Rutledge, David: The Crucial Concept of Embodiment: David Nikkel’s Account. Buchbesprechung, online veröffentlicht unter: http://www.missouriwestern.edu/orgs/polanyi/TAD%20WEB%20ARCHIVE/TAD37-2/TAD37-2-fnl-pg9-15-pdf.pdf (Stand: März 2009)

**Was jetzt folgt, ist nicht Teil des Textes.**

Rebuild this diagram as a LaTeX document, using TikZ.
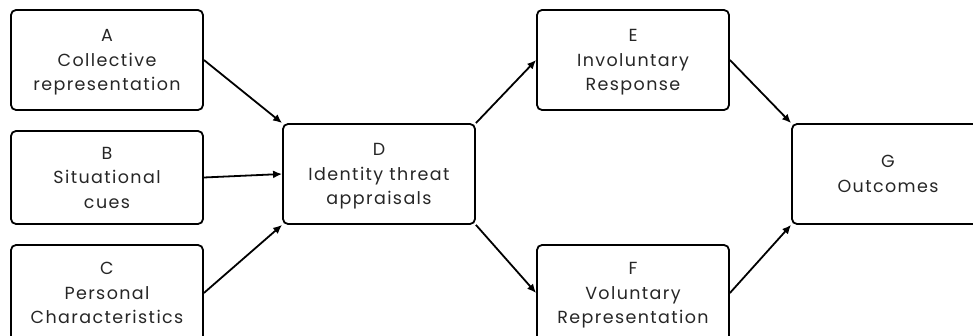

Auch mit dem Thema des „embodiment“ aller geistigen Prozesse und Funktionen des menschlichen Lebens, seiner Bedeutung für eine heute plausible „Philosophie des Geistes“, und der Frage, ob Kants Philosophie die fundamentale „Leiblichkeit“ allen menschlichen Erkennens und aller menschlichen Rationalität ausreichend ernstnimmt, habe ich mich in „Gefeiertes Geheimnis“ bereits an verschiedenen Stellen beschäftigt.[1] An diese Überlegungen knüpft die folgende Verhältnisbestimmung meiner „Paradigmen theologischen Denkens“ zu David H. Nikkels 2010 veröffentlichter, sich selbst als zwischen einem „radical or deconstructionist/poststructuralist“ und einem „conservative or ‚postliberal‘“ Postmodernismus im Sinne eines „moderate postmodernism“ „vermittelnd“ verstehender[2] Theologie eines sog. „Radical embodiment“ in gewisser Weise an.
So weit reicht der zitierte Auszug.